Hoy y siempre, las situaciones y las personas pueden ser algo muy complejo. Toda inteligencia practica la abstracción: toma distancias y selecciona datos; olvida un amasijo de factores para escoger sólo unos pocos que puedan ser significativos. Seleccionar lo principal y eliminar lo secundario: pensar no se puede separar de un arte de la esgrima. Hay ciertas situaciones que requieren mucha abstracción para entenderlas. Con frecuencia nuestros conceptos no serán lo suficientemente abstractos para pensar esa rareza de lo concreto. De ahí que, por instinto, pensar «en abstracto» sea algo propio de seres humanos elementales, precisamente pegados al terreno: seres que intuyen algo distinto en las situaciones. Las diversas capas del «aquí y ahora» es algo que los profesionales formados en la seguridad de una escuela no siempre captan.
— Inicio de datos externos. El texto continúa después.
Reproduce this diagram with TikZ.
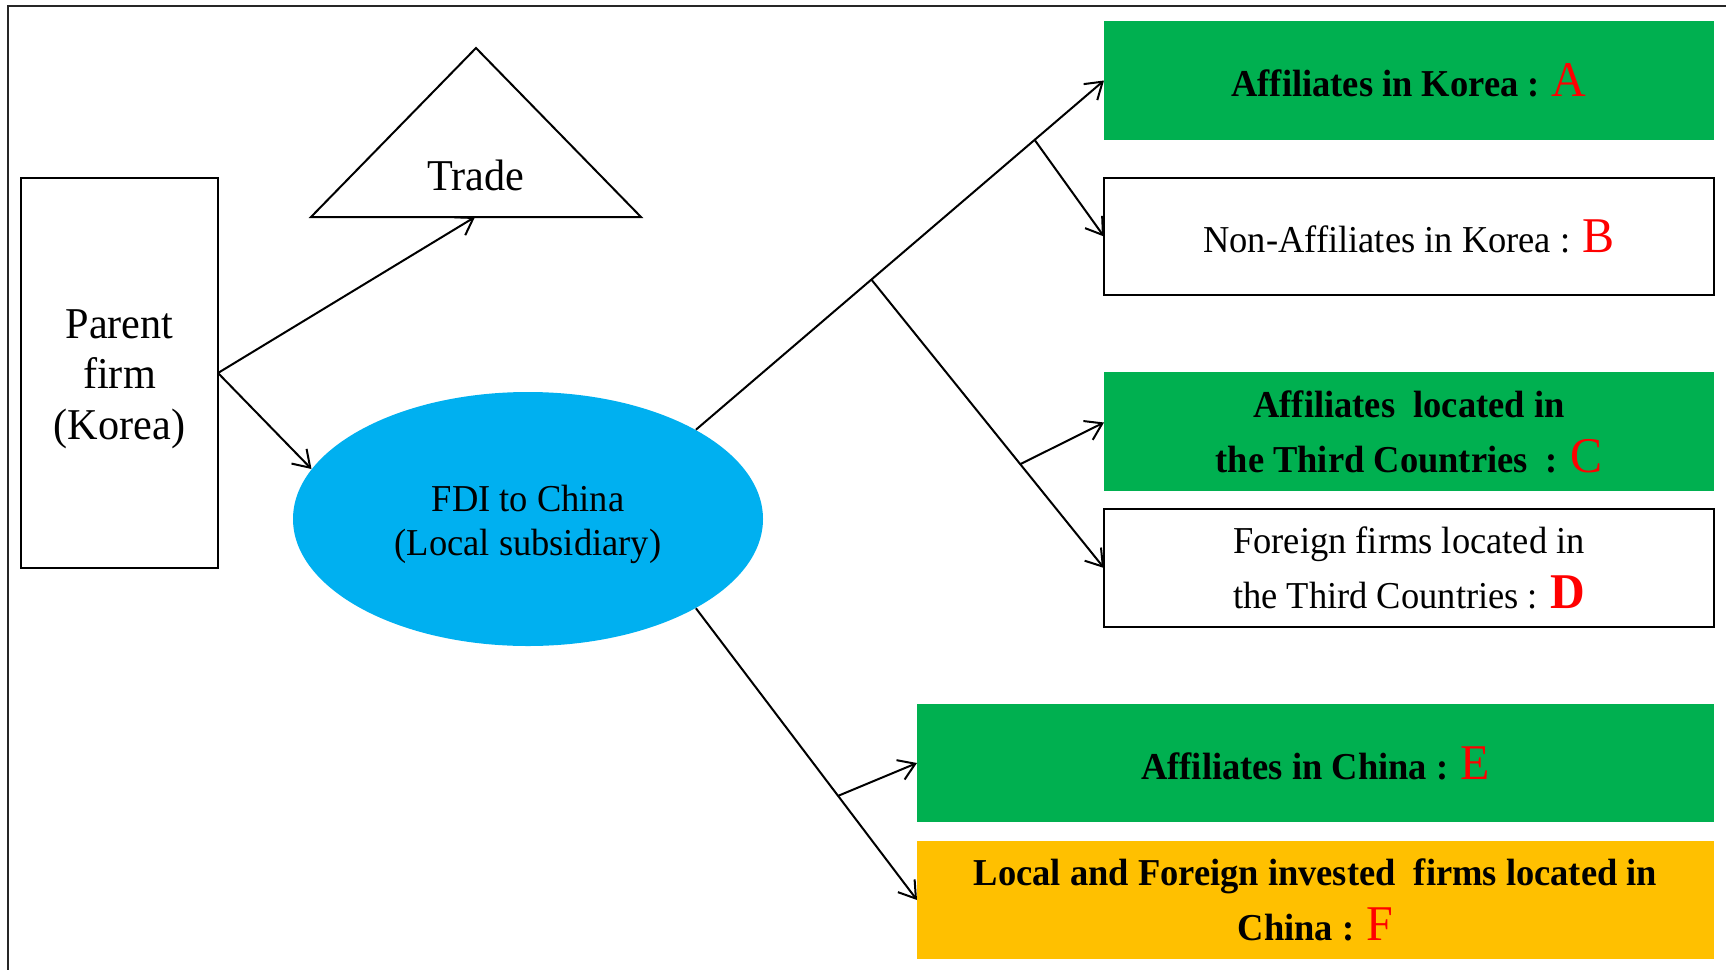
\documentclass[tikz,border=0pt]{standalone}
\usepackage{fontspec}
\setmainfont{Liberation Serif}[FakeStretch=0.96]
\usetikzlibrary{shapes.geometric,arrows.meta,calc}
\definecolor{fgreen}{HTML}{00B050}
\definecolor{forange}{HTML}{FFC000}
\definecolor{fblue}{HTML}{00B0F0}
\definecolor{fred}{HTML}{FF0000}
\newcommand{\redletter}[1]{{\color{fred}\fontsize{25}{27.5}\selectfont\mdseries #1}}
\newcommand{\redbold}[1]{{\color{fred}\fontsize{25}{27.5}\selectfont\bfseries #1}}
\begin{document}
\begin{tikzpicture}[x=0.5pt,y=-0.5pt,
  conn/.style={line width=1pt,-{Straight Barb[length=8pt,width=10.5pt,line width=1pt]}},
  rbox/.style={rectangle,inner sep=0pt,outer sep=0pt,align=center,
     font=\fontsize{19}{27.5}\selectfont},
  whitebox/.style={rbox,draw=black,line width=1pt,fill=white},
  greenbox/.style={rbox,fill=fgreen,font=\fontsize{19}{27.5}\selectfont\bfseries},
  orangebox/.style={rbox,fill=forange,font=\fontsize{19}{27.5}\selectfont\bfseries}]
\useasboundingbox (0,0) rectangle (1726,970);
\fill[white] (0,0) rectangle (1726,970);
% outer frame
\draw[line width=1pt,black!85] (8,990) -- (8,6) -- (1740,6);
% parent
\node[whitebox,minimum width=98.5pt,minimum height=195pt,
  font=\fontsize{22}{25.25}\selectfont] (parent) at (119.5,373)
  {\rule{0pt}{20.5pt}Parent\\firm\\(Korea)};
% trade triangle
\coordinate (tapex) at (476,48);
\coordinate (tleft) at (311,217);
\coordinate (tright) at (641,217);
\coordinate (tbase) at (475,217);
\draw[line width=1pt,line join=miter] (tapex) -- (tright) -- (tleft) -- cycle;
\node[font=\fontsize{22}{25.25}\selectfont,inner sep=0pt,anchor=base] (trade) at (476,190) {Trade};
% FDI ellipse
\node[ellipse,fill=fblue,minimum width=235pt,minimum height=127pt,inner sep=0pt,
  align=center,font=\fontsize{19}{22}\selectfont] (fdi) at (528,519)
  {\rule{0pt}{18.5pt}FDI to China\\(Local subsidiary)};
% right boxes
\node[greenbox,minimum width=305pt,minimum height=59.5pt] (A) at (1409,80.5)
  {Affiliates in Korea : \redletter{A}};
\node[whitebox,minimum width=305pt,minimum height=58.5pt] (B) at (1409,236.5)
  {Non-Affiliates in Korea : \redletter{B}};
\node[greenbox,minimum width=305pt,minimum height=59.5pt] (C) at (1409,431.5)
  {Affiliates\ \ located in\\the Third Countries\ \ : \redletter{C}};
\node[whitebox,minimum width=305pt,minimum height=59pt] (D) at (1409,568)
  {Foreign firms located in\\the Third Countries : \redbold{D}};
\node[greenbox,minimum width=398.5pt,minimum height=59pt] (E) at (1315.5,763)
  {Affiliates in China : \redletter{E}};
\node[orangebox,minimum width=398.5pt,minimum height=59pt] (F) at (1315.5,900)
  {Local and Foreign invested\ \ firms located in\\China : \redletter{F}};
% connectors from parent
\draw[conn] (parent.east) -- (tbase);
\draw[conn] (parent.east) -- (fdi.167);
% upper tree
\coordinate (j1) at ($(fdi.28.6)!0.43!(A.west)$);
\coordinate (j2) at ($(fdi.28.6)!0.83!(A.west)$);
\draw[conn] (fdi.28.6) -- (A.west);
\draw[conn] (j2) -- (B.west);
\coordinate (j3) at ($(j1)!0.64!(D.west)$);
\draw[conn] (j1) -- (D.west);
\coordinate (cend) at ($(C.west)+(0,-9)$);
\draw[conn] (j3) -- (cend);
% lower tree
\coordinate (j4) at ($(fdi.-28.6)!0.643!(F.west)$);
\draw[conn] (fdi.-28.6) -- (F.west);
\draw[conn] (j4) -- (E.west);
\end{tikzpicture}
\end{document}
Casi todos los creadores, de alguna manera, son personas que no han olvidado una cierta potencia intuitiva. Pensadores muy distintos coinciden en que, cuando pensamos algo verdaderamente nuevo, lo hacemos con los más atrasado de nosotros mismos. Para extraer nuevos datos de un caso hay que pensar mal, de manera anómala.
Esto está relacionado quizás con el enigma de la inteligencia animal. Hay animales, no sólo los simios o algunos temibles depredadores, que son diabólicamente inteligentes. Y esto no depende sólo del tamaño del cerebro, una de nuestras obsesiones, sino de mil factores difíciles de evaluar. La inteligencia animal puede estar potenciada por el peligro, el instinto y los sentidos. Algunos animales sienten que algo va a ocurrir, capacidad que nosotros tenemos un poco atrofiada. Los animales suelen detectar un terremoto o un tsunami –el desastre que somos los humanos– y huyen. Mientras nosotros aún no hemos notado nada, como en la fábula del Titanic.